## What you need to do:
Wherever "file" appears in a line, list that line.

## Data listing:

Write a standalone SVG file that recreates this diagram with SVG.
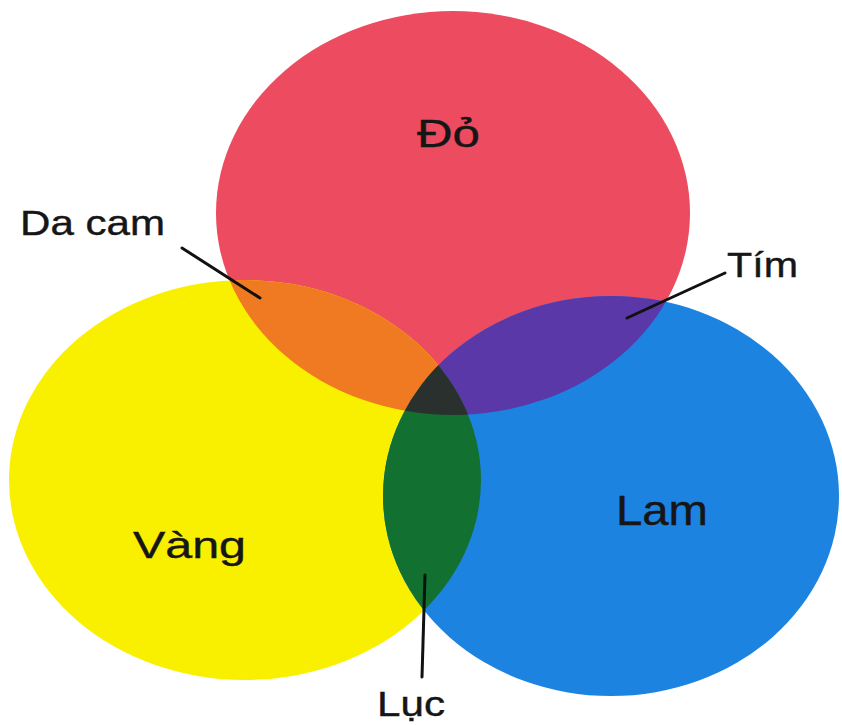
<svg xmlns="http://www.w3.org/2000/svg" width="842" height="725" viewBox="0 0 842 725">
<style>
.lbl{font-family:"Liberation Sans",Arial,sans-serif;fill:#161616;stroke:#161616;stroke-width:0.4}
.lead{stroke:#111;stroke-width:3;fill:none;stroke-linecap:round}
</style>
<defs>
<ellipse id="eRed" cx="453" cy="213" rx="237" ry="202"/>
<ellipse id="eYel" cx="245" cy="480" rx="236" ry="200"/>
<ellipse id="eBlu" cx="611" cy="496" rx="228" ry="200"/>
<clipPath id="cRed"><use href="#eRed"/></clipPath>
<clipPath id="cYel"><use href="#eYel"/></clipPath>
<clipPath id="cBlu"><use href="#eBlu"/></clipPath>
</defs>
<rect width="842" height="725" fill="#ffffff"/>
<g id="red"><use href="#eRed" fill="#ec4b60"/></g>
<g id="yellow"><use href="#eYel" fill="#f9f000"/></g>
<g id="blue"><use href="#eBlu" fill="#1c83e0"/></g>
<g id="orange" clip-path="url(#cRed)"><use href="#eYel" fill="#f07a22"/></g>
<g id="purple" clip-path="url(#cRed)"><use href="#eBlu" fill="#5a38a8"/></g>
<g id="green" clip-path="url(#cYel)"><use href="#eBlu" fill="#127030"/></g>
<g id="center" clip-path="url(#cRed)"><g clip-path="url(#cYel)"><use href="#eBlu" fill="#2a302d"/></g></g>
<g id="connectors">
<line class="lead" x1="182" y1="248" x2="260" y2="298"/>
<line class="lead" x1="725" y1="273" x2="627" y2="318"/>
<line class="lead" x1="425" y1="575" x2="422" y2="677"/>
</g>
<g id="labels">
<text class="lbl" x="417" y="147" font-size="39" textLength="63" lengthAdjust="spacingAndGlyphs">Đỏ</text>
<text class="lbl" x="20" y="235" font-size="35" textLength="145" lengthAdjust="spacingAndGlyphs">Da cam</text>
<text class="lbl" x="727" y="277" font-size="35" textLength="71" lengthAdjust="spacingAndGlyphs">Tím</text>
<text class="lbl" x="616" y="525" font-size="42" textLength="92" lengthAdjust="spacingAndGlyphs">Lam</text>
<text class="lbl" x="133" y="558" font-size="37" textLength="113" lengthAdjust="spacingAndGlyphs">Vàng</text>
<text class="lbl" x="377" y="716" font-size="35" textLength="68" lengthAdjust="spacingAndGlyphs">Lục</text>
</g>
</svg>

==

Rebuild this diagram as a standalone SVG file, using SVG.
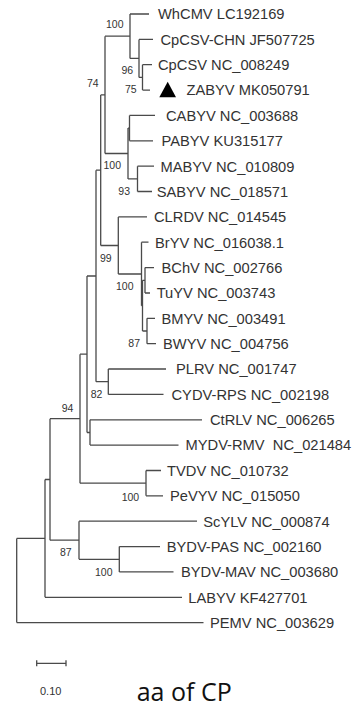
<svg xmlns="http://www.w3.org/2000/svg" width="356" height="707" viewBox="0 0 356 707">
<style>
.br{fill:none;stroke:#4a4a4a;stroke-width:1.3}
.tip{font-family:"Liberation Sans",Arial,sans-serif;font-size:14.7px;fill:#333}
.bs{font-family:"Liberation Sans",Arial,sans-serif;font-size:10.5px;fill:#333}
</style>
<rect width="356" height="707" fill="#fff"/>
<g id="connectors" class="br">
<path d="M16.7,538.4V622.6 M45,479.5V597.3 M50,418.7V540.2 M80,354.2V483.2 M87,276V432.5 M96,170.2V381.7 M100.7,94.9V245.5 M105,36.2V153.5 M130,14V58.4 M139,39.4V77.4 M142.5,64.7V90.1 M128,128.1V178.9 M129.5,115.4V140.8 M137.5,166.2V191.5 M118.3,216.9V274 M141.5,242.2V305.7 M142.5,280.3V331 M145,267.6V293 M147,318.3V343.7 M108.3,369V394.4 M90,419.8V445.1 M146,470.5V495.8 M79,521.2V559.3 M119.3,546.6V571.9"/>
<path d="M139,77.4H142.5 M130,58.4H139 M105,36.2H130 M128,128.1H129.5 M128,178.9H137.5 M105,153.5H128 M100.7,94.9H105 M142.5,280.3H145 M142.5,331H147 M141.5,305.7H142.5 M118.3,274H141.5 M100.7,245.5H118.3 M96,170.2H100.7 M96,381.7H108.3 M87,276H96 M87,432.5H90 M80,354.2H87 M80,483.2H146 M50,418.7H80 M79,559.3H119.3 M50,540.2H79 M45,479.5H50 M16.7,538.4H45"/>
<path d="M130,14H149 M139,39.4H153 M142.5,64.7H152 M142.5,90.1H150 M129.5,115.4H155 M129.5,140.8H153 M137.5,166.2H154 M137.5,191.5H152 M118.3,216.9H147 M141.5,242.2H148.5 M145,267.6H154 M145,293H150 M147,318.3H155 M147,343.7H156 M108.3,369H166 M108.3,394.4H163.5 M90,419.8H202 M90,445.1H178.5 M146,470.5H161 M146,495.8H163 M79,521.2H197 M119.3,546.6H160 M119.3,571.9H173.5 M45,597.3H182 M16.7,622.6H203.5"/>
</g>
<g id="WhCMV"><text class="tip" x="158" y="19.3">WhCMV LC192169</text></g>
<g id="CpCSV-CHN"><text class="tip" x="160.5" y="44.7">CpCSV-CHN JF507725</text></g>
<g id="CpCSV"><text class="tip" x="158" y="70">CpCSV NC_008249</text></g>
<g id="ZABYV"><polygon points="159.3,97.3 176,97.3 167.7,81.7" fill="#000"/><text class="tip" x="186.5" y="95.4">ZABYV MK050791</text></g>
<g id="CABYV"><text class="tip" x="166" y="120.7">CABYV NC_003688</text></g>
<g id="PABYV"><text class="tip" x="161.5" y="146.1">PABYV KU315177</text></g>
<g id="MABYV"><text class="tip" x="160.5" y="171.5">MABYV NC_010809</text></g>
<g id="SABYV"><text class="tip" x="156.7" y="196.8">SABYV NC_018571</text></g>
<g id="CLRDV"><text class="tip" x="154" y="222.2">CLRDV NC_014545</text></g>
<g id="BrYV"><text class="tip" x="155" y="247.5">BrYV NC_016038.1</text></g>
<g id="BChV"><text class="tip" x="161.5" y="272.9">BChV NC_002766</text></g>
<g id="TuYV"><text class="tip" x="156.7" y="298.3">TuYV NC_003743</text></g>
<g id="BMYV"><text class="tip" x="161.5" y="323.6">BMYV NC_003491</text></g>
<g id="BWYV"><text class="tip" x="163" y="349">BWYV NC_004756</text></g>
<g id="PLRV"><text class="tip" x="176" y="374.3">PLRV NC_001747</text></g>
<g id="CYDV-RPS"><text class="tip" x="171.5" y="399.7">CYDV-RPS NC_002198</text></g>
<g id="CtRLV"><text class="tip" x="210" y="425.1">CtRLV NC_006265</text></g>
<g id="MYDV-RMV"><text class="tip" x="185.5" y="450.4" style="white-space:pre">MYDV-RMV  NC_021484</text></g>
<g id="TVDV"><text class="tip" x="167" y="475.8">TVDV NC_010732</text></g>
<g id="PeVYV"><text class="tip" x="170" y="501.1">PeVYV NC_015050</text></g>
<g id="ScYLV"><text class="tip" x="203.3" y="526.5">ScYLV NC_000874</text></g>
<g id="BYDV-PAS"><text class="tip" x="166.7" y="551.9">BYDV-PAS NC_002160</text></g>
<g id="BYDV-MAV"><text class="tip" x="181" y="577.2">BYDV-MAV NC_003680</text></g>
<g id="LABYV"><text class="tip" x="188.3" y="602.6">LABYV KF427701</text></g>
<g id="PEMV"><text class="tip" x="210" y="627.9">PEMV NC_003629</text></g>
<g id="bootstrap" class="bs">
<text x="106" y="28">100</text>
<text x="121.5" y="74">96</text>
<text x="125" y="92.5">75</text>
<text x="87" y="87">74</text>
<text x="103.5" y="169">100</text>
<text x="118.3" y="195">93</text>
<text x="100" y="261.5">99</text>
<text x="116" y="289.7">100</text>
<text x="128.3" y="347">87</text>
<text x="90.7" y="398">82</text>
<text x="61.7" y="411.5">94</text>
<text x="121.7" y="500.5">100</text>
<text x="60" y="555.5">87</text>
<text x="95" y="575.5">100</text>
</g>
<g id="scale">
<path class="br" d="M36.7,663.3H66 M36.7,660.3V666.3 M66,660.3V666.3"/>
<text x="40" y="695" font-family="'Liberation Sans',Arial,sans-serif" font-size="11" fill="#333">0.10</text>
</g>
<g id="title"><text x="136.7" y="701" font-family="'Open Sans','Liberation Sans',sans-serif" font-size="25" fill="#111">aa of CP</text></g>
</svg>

## Full response:
Write a standalone SVG file that recreates this diagram with SVG.
Rebuild this diagram as a standalone SVG file, using SVG.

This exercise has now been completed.